8. “Find out just who in the hell you are.”
It is only fitting that science fiction/fantasy author extraordinaire Ray Bradbury spoke at Caltech in the year 2000 — a year looked to as the ultimate manifestation of the future — Y2K, the new millenium! And like his classic works, Bradbury did not disappoint. His speech was tinged with references to space, like the endearing story of his marriage proposal, during which he told his future wife, “I’m going to the moon, and I’m going to Mars. Do you want to come along?” While romantic, his speech does not sugarcoat the challenges he faced as a writer. He was poor and he struggled, but his enthusiasm, curiosity, and sheer appreciation of life (both terrestrial and extraterrestrial) is a surefire cure for cynicism.
Now a question that has often entered all of your minds-and everyone who lives in the world — at one time or another, is, “Why are we here?” We don’t believe in God — we pretend not to believe in God. Well, you’ve got to believe in the universe, don’t you? You have to believe in the universe.
Now, why are you here? I’ll tell you why you’re here. You’ve been put here because the universe exists. There’s no use in the universe existing, if there isn’t someone there to see it. Your job is to see it. Your job is to witness. To witness; to understand; to comprehend and to celebrate! To celebrate with your lives. At the end of your life, if you don’t come to that end and look back and realize that you did not celebrate, then you wasted it…
When I was 11 years old, I looked at the back of my hand one day. And I turned my hands over. And I looked at the little hairs on the back of my hand, and I said, “My, God, I’m alive! Why didn’t someone tell me? Why didn’t someone tell me?” You’ve all had that moment. Today is one of those moments.

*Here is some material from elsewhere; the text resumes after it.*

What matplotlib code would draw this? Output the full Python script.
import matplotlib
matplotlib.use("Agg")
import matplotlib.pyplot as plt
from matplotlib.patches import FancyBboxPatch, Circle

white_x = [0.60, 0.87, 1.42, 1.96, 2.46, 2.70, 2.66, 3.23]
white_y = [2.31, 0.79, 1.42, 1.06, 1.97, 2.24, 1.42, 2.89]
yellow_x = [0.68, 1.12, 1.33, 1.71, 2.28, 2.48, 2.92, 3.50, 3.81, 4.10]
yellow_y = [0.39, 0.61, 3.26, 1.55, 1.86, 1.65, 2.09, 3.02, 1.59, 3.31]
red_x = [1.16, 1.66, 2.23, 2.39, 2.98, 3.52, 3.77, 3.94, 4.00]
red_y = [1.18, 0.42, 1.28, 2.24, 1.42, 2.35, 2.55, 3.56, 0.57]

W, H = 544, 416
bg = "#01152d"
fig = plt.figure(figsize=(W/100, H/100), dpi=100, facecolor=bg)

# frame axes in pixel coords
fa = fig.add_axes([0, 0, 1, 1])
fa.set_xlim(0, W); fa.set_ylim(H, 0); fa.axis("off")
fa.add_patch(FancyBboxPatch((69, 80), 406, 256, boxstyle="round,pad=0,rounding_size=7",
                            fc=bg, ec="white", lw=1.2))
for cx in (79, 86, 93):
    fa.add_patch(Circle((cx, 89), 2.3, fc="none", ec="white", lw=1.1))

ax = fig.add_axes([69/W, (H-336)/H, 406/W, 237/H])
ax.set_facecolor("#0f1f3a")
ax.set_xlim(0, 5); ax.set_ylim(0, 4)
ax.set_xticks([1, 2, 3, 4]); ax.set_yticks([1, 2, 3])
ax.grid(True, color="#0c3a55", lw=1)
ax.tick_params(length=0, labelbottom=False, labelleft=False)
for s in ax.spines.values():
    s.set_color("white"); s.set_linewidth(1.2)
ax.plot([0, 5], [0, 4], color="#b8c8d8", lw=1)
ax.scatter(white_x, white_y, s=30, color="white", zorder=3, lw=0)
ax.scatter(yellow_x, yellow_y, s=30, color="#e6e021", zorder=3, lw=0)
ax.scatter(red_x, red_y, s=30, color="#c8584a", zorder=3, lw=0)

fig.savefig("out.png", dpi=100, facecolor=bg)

You are especially alive. So that you look at yourself, and you say, “I’m in here. I’m looking out. I’m perceiving. And I’m willing to celebrate.” Wonderful thing . . . wonderful thing, indeed. And I put that in one of my books. The moment of discovery that you’re inside this incredible being, and you’re looking out.
Bonus: “Wear Sunscreen.”
Perhaps one of the best known “Commencement Speeches” in recent history is a rhythmic one, often incorrectly attributed to writer/director Baz Luhrmann, who once mistakenly attributed it to Kurt Vonnegut. Where did it actually originate? Chicago Tribune columnist Mary Schmich wrote it as a hypothetical exercise on what advice she would impart to graduates given the opportunity. And her words of wisdom were clearly heeded. Luhrmann used the essay verbatim in his hit single and 90s staple “Everybody’s Free (To Wear Sunscreen).”

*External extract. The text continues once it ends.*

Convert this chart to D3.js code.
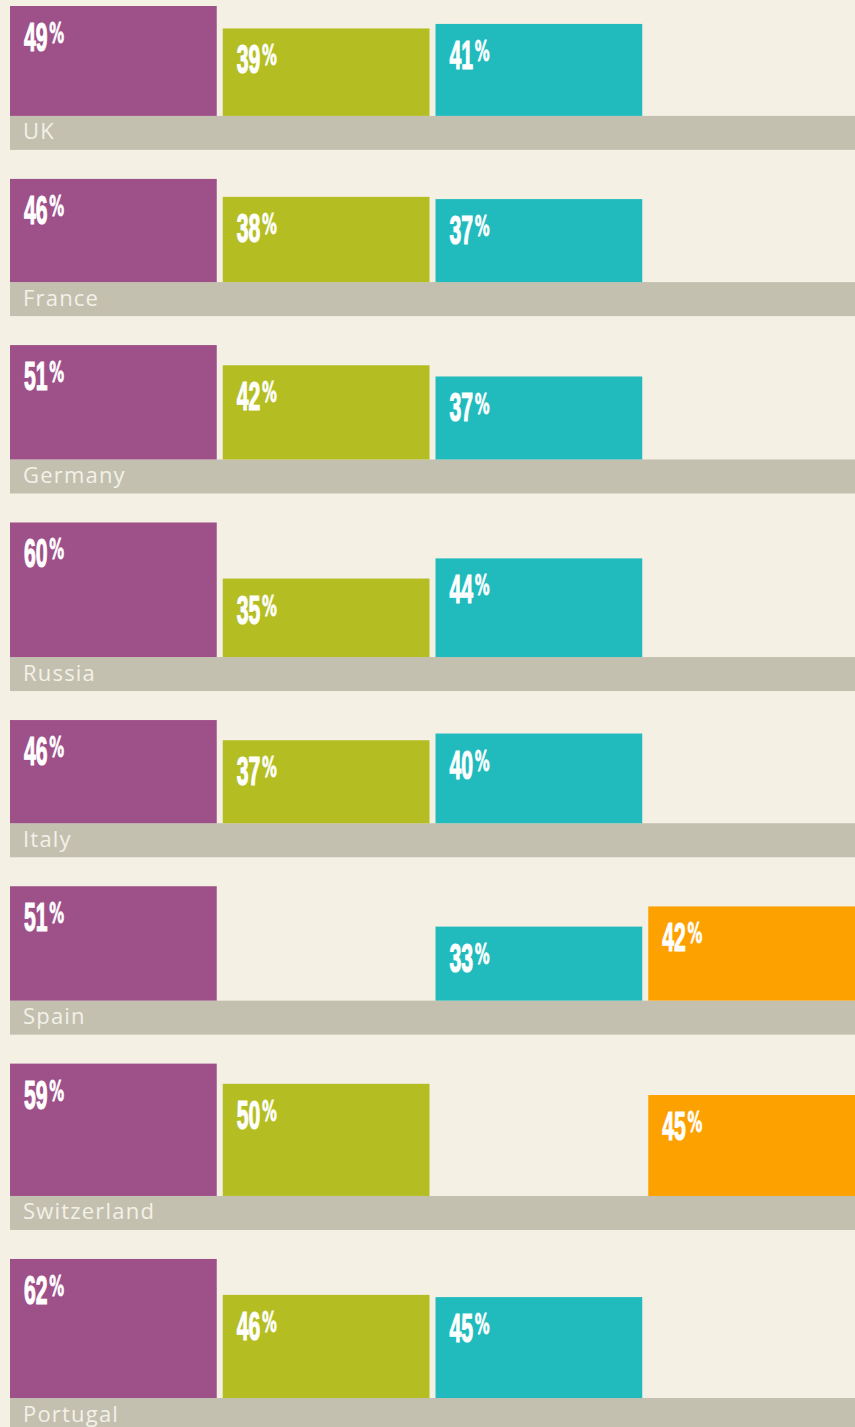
<!DOCTYPE html>
<html>
<head>
<meta charset="utf-8">
<script src="https://cdn.jsdelivr.net/npm/d3@7"></script>
<style>
  html, body { margin: 0; padding: 0; background: #F4F0E4; }
  svg { display: block; }
</style>
</head>
<body>
<div id="chart"></div>
<script>
// data (null = no bar)
const countries = ["UK", "France", "Germany", "Russia", "Italy", "Spain", "Switzerland", "Portugal"];
const seriesNames = ["purple", "green", "teal", "orange"];
const purpleVals = [49, 46, 51, 60, 46, 51, 59, 62];
const greenVals  = [39, 38, 42, 35, 37, null, 50, 46];
const tealVals   = [41, 37, 37, 44, 40, 33, null, 45];
const orangeVals = [null, null, null, null, null, 42, 45, null];
const seriesColours = ["#9E5089", "#B4BE22", "#21BBBD", "#FDA100"];

const width = 855, height = 1427;
const bandH = 34, groupGap = 29, startY = 6;

const svg = d3.select("#chart").append("svg")
    .attr("width", width)
    .attr("height", height);

svg.append("rect")
    .attr("width", width).attr("height", height)
    .attr("fill", "#F4F0E4");

// x: one column per series
const xScale = d3.scaleBand()
    .domain(seriesNames)
    .range([10, 855])
    .paddingInner(0.0282)
    .paddingOuter(0);

// bar height per percentage point
const hScale = d3.scaleLinear()
    .domain([0, 100])
    .range([0, 224.3]);

const colour = d3.scaleOrdinal().domain(seriesNames).range(seriesColours);

// build rows, stacking groups vertically (each group as tall as its biggest bar)
const allSeries = [purpleVals, greenVals, tealVals, orangeVals];
let yCursor = startY;
const rows = countries.map((c, i) => {
    const vals = seriesNames.map((s, j) => ({series: s, value: allSeries[j][i]}));
    const maxV = d3.max(vals, d => d.value);
    const baseline = yCursor + hScale(maxV);
    const row = {country: c, vals: vals, baseline: baseline};
    yCursor = baseline + bandH + groupGap;
    return row;
});

const groups = svg.selectAll(".group")
    .data(rows)
    .enter().append("g")
    .attr("class", "group");

// grey label band
groups.append("rect")
    .attr("x", 10)
    .attr("y", d => d.baseline)
    .attr("width", width - 10)
    .attr("height", bandH)
    .attr("fill", "#C3C0B0");

groups.append("text")
    .attr("x", 23)
    .attr("y", d => d.baseline + 23.5)
    .attr("fill", "#F4F1E8")
    .style("font-family", "'Open Sans', sans-serif")
    .style("font-weight", 400)
    .style("font-size", "22px")
    .style("letter-spacing", "1.2px")
    .text(d => d.country);

// bars
const bars = groups.selectAll(".bar")
    .data(d => d.vals.filter(v => v.value != null).map(v => ({...v, baseline: d.baseline})))
    .enter().append("g")
    .attr("class", "bar");

bars.append("rect")
    .attr("x", d => xScale(d.series))
    .attr("y", d => d.baseline - hScale(d.value))
    .attr("width", xScale.bandwidth())
    .attr("height", d => hScale(d.value))
    .attr("fill", d => colour(d.series));

// value labels: condensed digits + smaller raised %, squeezed horizontally
const labels = bars.append("text")
    .attr("transform", d => `translate(${xScale(d.series) + 14},${d.baseline - hScale(d.value) + 45}) scale(0.53,1)`)
    .attr("fill", "#fff")
    .attr("stroke", "#fff")
    .attr("stroke-width", 1.2)
    .style("font-weight", "bold");

labels.append("tspan")
    .style("font-family", "'Liberation Sans Narrow', 'Liberation Sans', sans-serif")
    .style("font-size", "40px")
    .text(d => d.value);

labels.append("tspan")
    .attr("dx", 3)
    .attr("dy", -8)
    .style("font-family", "'DejaVu Sans', sans-serif")
    .style("font-size", "28px")
    .attr("stroke-width", 0.8)
    .text("%");
</script>
</body>
</html>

Don’t worry about the future. Or worry, but know that worrying is as effective as trying to solve an algebra equation by chewing bubble gum. The real troubles in your life are apt to be things that never crossed your worried mind, the kind that blindside you at 4 p.m. on some idle Tuesday. Do one thing every day that scares you. Sing. Don’t be reckless with other people’s hearts. Don’t put up with people who are reckless with yours. Floss. Don’t waste your time on jealousy. Sometimes you’re ahead, sometimes you’re behind. The race is long and, in the end, it’s only with yourself.